How do you find your parenting style? Does it meet the standards you’d set out for yourself? Are there times where you look back and cringe, wishing things had gone differently? Are there moments where you’re proud of how you handled a tough tantrum? In the next few posts, I will be sharing some strategies to improve your parenting style with your kids. Give it a try and see how your relationship can grow!
Strategy One: Be mindful of HOW you are talking.
I challenge you to do absolutely nothing different except start observing the way you communicate with other people. Notice how your tone, posture, volume, eye contact, and other verbal/nonverbal communication skills shift when you’re speaking from one person to the next.

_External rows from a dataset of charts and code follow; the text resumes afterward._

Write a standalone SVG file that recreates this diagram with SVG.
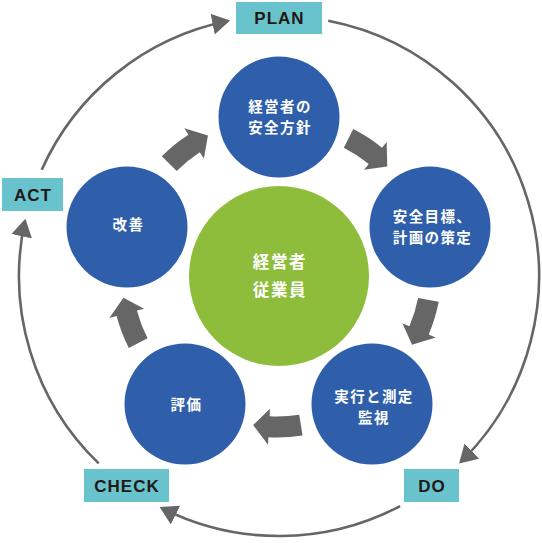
<svg xmlns="http://www.w3.org/2000/svg" width="542" height="543" viewBox="0 0 542 543">
<style>
.ring{fill:none;stroke:#666;stroke-width:2.6}
.box{fill:#68c3cc}
.boxt{font-family:"Liberation Sans",Arial,sans-serif;font-weight:bold;font-size:17px;fill:#231815;text-anchor:middle;letter-spacing:1px}
.blue{fill:#2f5fab}
.green{fill:#8dbd3a}
.ct{font-family:"Noto Sans CJK JP","Noto Sans",sans-serif;font-weight:bold;font-size:14.5px;fill:#fff;text-anchor:middle;letter-spacing:1.4px}
.gt{font-family:"Noto Sans CJK JP","Noto Sans",sans-serif;font-weight:bold;font-size:16.5px;fill:#fff;text-anchor:middle;letter-spacing:1.6px}
.blk{fill:#666}
</style>
<defs>
<marker id="ah" markerUnits="userSpaceOnUse" markerWidth="18" markerHeight="21" viewBox="0 0 17 20" refX="14.7" refY="10" orient="auto">
<path d="M0,0 L17,10 L0,20 Z" fill="#666"/>
</marker>
<path id="barrow" d="M-25.57,-8.47 A161.5,161.5 0 0 1 8.56,-10.27 L8.95,-17.76 L23.9,1.9 L7.05,18.19 L7.44,10.7 A140.5,140.5 0 0 0 -22.24,12.27 Z"/>
</defs>
<g id="connectors">
<path class="ring" d="M328.2,20.7 A260,260 0 0 1 460.8,461.9" marker-end="url(#ah)"/>
<path class="ring" d="M400.1,506.1 A260,260 0 0 1 161.8,508.1" marker-end="url(#ah)"/>
<path class="ring" d="M98.7,463.4 A260,260 0 0 1 24.9,221.1" marker-end="url(#ah)"/>
<path class="ring" d="M41.7,169.8 A260,260 0 0 1 227.8,21.1" marker-end="url(#ah)"/>
<use href="#barrow" class="blk" transform="translate(187.5,148) rotate(-36)"/>
<use href="#barrow" class="blk" transform="translate(369,151) rotate(36)"/>
<use href="#barrow" class="blk" transform="translate(422,323) rotate(110)"/>
<use href="#barrow" class="blk" transform="translate(277,427) rotate(180)"/>
<use href="#barrow" class="blk" transform="translate(129,321) rotate(252)"/>
</g>
<g id="plan"><rect class="box" x="236" y="2" width="86" height="32"/><text class="boxt" x="279.5" y="24.2">PLAN</text></g>
<g id="do"><rect class="box" x="404" y="469" width="55" height="33"/><text class="boxt" x="432" y="491.7">DO</text></g>
<g id="check"><rect class="box" x="84" y="469" width="85" height="33"/><text class="boxt" x="127" y="491.7">CHECK</text></g>
<g id="act"><rect class="box" x="2" y="178" width="61" height="33"/><text class="boxt" x="33" y="200.7">ACT</text></g>
<g id="center"><circle class="green" cx="279" cy="276" r="90"/>
<text class="gt" x="280" y="268">経営者</text><text class="gt" x="280" y="296">従業員</text></g>
<g id="policy"><circle class="blue" cx="279" cy="117" r="60.5"/>
<text class="ct" x="280" y="112.3">経営者の</text><text class="ct" x="280" y="132.5">安全方針</text></g>
<g id="plan-node"><circle class="blue" cx="430" cy="227" r="60.5"/>
<text class="ct" x="432.5" y="221.5">安全目標、</text><text class="ct" x="432.5" y="242.7">計画の策定</text></g>
<g id="do-node"><circle class="blue" cx="372" cy="404" r="60.5"/>
<text class="ct" x="374" y="402.3">実行と測定</text><text class="ct" x="374" y="423.3">監視</text></g>
<g id="check-node"><circle class="blue" cx="185" cy="404" r="60.5"/>
<text class="ct" x="186.5" y="410.3">評価</text></g>
<g id="act-node"><circle class="blue" cx="127" cy="227" r="60.5"/>
<text class="ct" x="128.5" y="230.3">改善</text></g>
</svg>
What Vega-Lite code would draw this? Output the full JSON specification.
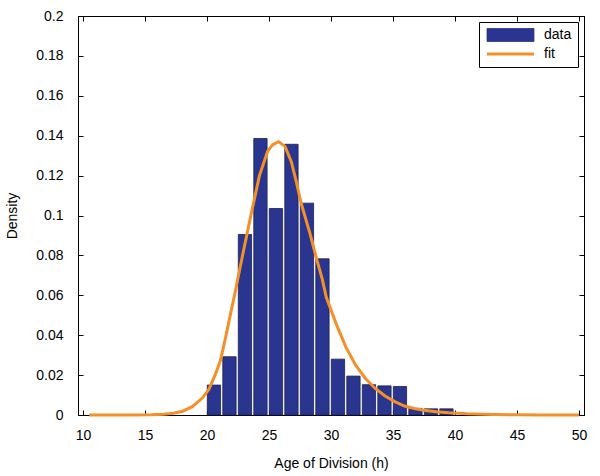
{
  "$schema": "https://vega.github.io/schema/vega-lite/v6.json",
  "width": 506,
  "height": 399,
  "autosize": "none",
  "padding": {"left": 78, "top": 16, "right": 16, "bottom": 61},
  "background": "white",
  "config": {
    "font": "Liberation Sans",
    "view": {"stroke": "#000", "strokeWidth": 1},
    "axis": {
      "grid": false,
      "domainColor": "#000",
      "tickColor": "#000",
      "labelColor": "#000",
      "titleColor": "#000",
      "labelFont": "Liberation Sans",
      "titleFont": "Liberation Sans",
      "labelFontSize": 14,
      "titleFontSize": 14,
      "titleFontWeight": "normal",
      "tickSize": -5,
      "labelFlush": false,
      "labelOverlap": false
    }
  },
  "datasets": {
    "bars": [
      {"age": 20.56, "density": 0.015, "series": "data"},
      {"age": 21.81, "density": 0.0292, "series": "data"},
      {"age": 23.06, "density": 0.0905, "series": "data"},
      {"age": 24.31, "density": 0.1386, "series": "data"},
      {"age": 25.56, "density": 0.1035, "series": "data"},
      {"age": 26.81, "density": 0.1357, "series": "data"},
      {"age": 28.06, "density": 0.1062, "series": "data"},
      {"age": 29.31, "density": 0.0783, "series": "data"},
      {"age": 30.56, "density": 0.028, "series": "data"},
      {"age": 31.81, "density": 0.0195, "series": "data"},
      {"age": 33.06, "density": 0.0152, "series": "data"},
      {"age": 34.31, "density": 0.0146, "series": "data"},
      {"age": 35.56, "density": 0.0143, "series": "data"},
      {"age": 36.81, "density": 0.0033, "series": "data"},
      {"age": 38.06, "density": 0.0031, "series": "data"},
      {"age": 39.31, "density": 0.0031, "series": "data"}
    ],
    "fit": [
      {"age": 10.5, "density": 0, "series": "fit"},
      {"age": 12, "density": 0, "series": "fit"},
      {"age": 14, "density": 0, "series": "fit"},
      {"age": 15.5, "density": 0.0001, "series": "fit"},
      {"age": 16.5, "density": 0.0004, "series": "fit"},
      {"age": 17.3, "density": 0.0009, "series": "fit"},
      {"age": 18.05, "density": 0.0019, "series": "fit"},
      {"age": 18.84, "density": 0.0043, "series": "fit"},
      {"age": 19.62, "density": 0.0085, "series": "fit"},
      {"age": 20.15, "density": 0.0128, "series": "fit"},
      {"age": 20.68, "density": 0.0205, "series": "fit"},
      {"age": 21.07, "density": 0.027, "series": "fit"},
      {"age": 21.47, "density": 0.038, "series": "fit"},
      {"age": 22.25, "density": 0.061, "series": "fit"},
      {"age": 22.9, "density": 0.081, "series": "fit"},
      {"age": 23.57, "density": 0.101, "series": "fit"},
      {"age": 24.23, "density": 0.12, "series": "fit"},
      {"age": 24.89, "density": 0.1322, "series": "fit"},
      {"age": 25.3, "density": 0.1355, "series": "fit"},
      {"age": 25.78, "density": 0.137, "series": "fit"},
      {"age": 26.3, "density": 0.1345, "series": "fit"},
      {"age": 26.8, "density": 0.127, "series": "fit"},
      {"age": 27.2, "density": 0.117, "series": "fit"},
      {"age": 27.6, "density": 0.106, "series": "fit"},
      {"age": 28.3, "density": 0.091, "series": "fit"},
      {"age": 28.85, "density": 0.078, "series": "fit"},
      {"age": 29.3, "density": 0.068, "series": "fit"},
      {"age": 29.62, "density": 0.059, "series": "fit"},
      {"age": 30.41, "density": 0.0458, "series": "fit"},
      {"age": 31.2, "density": 0.034, "series": "fit"},
      {"age": 31.99, "density": 0.025, "series": "fit"},
      {"age": 32.78, "density": 0.0183, "series": "fit"},
      {"age": 33.57, "density": 0.0133, "series": "fit"},
      {"age": 34.36, "density": 0.0095, "series": "fit"},
      {"age": 35.14, "density": 0.0067, "series": "fit"},
      {"age": 35.93, "density": 0.0045, "series": "fit"},
      {"age": 36.72, "density": 0.0033, "series": "fit"},
      {"age": 37.5, "density": 0.0024, "series": "fit"},
      {"age": 38.5, "density": 0.0016, "series": "fit"},
      {"age": 39.5, "density": 0.0011, "series": "fit"},
      {"age": 41, "density": 0.0006, "series": "fit"},
      {"age": 43, "density": 0.0003, "series": "fit"},
      {"age": 45, "density": 0.0001, "series": "fit"},
      {"age": 47, "density": 0, "series": "fit"},
      {"age": 50, "density": 0, "series": "fit"}
    ]
  },
  "layer": [
    {
      "data": {"name": "bars"},
      "mark": {"type": "bar", "size": 13.3, "stroke": "#1b2050", "strokeWidth": 0.8},
      "encoding": {
        "x": {
          "field": "age", "type": "quantitative",
          "scale": {"domain": [10, 50], "nice": false, "zero": false},
          "axis": {
            "orient": "bottom",
            "values": [10, 15, 20, 25, 30, 35, 40, 45, 50],
            "format": "~g",
            "labelPadding": 18,
            "title": "Age of Division (h)",
            "titlePadding": 14
          }
        },
        "y": {
          "field": "density", "type": "quantitative",
          "scale": {"domain": [0, 0.2], "nice": false},
          "axis": {
            "orient": "left",
            "values": [0, 0.02, 0.04, 0.06, 0.08, 0.1, 0.12, 0.14, 0.16, 0.18, 0.2],
            "format": "~g",
            "labelPadding": 20,
            "title": "Density",
            "titlePadding": 16
          }
        },
        "color": {
          "field": "series", "type": "nominal",
          "scale": {"domain": ["data", "fit"], "range": ["#2a3590", "#f39028"]},
          "legend": {
            "title": null,
            "orient": "top-right",
            "offset": 6,
            "padding": 6,
            "strokeColor": "#000",
            "fillColor": "white",
            "labelFontSize": 14,
            "labelColor": "#000",
            "labelFont": "Liberation Sans",
            "symbolSize": 100,
            "labelOffset": 45,
            "rowPadding": 3,
            "symbolOpacity": 1,
            "symbolType": {"expr": "datum.value === 'data' ? 'M-1,-1.3H8.4V1.3H-1Z' : 'M-1,0H8.4'"},
            "symbolStrokeColor": {"expr": "datum.value === 'data' ? '#1b2050' : '#f39028'"},
            "symbolStrokeWidth": {"expr": "datum.value === 'data' ? 0.8 : 3"}
          }
        }
      }
    },
    {
      "data": {"name": "fit"},
      "mark": {"type": "line", "strokeWidth": 3},
      "encoding": {
        "x": {
          "field": "age", "type": "quantitative",
          "axis": {
            "orient": "top",
            "values": [10, 15, 20, 25, 30, 35, 40, 45, 50],
            "labels": false,
            "title": null
          }
        },
        "y": {
          "field": "density", "type": "quantitative",
          "axis": {
            "orient": "right",
            "values": [0, 0.02, 0.04, 0.06, 0.08, 0.1, 0.12, 0.14, 0.16, 0.18, 0.2],
            "labels": false,
            "title": null
          }
        },
        "color": {"field": "series", "type": "nominal", "legend": null}
      }
    }
  ],
  "resolve": {"axis": {"x": "independent", "y": "independent"}}
}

Start noticing how you are talking to your kids. Surely they are not the only people in your life who you find baffling or irritating. How do you approach them versus anyone else outside of your home?
Write a list of communication changes that are manageable right now. Do not wait until the ‘perfect time’ to make these changes- your kids will not be around on only ‘perfect days’. Would this change involve having more eye contact when you speak with them? Do you need to switch to a gentler tone? Do you tend to multitask when you’re around them? Are there any passive-aggressive comments being made? (No judgement! We’ve all done it at some point.)
Pick ONE strategy and try it out consistently for two weeks. Check at the end of your two weeks to see if it made a difference. If it does, awesome and congrats! If it doesn’t, go back to your list and try another. Good luck, parents!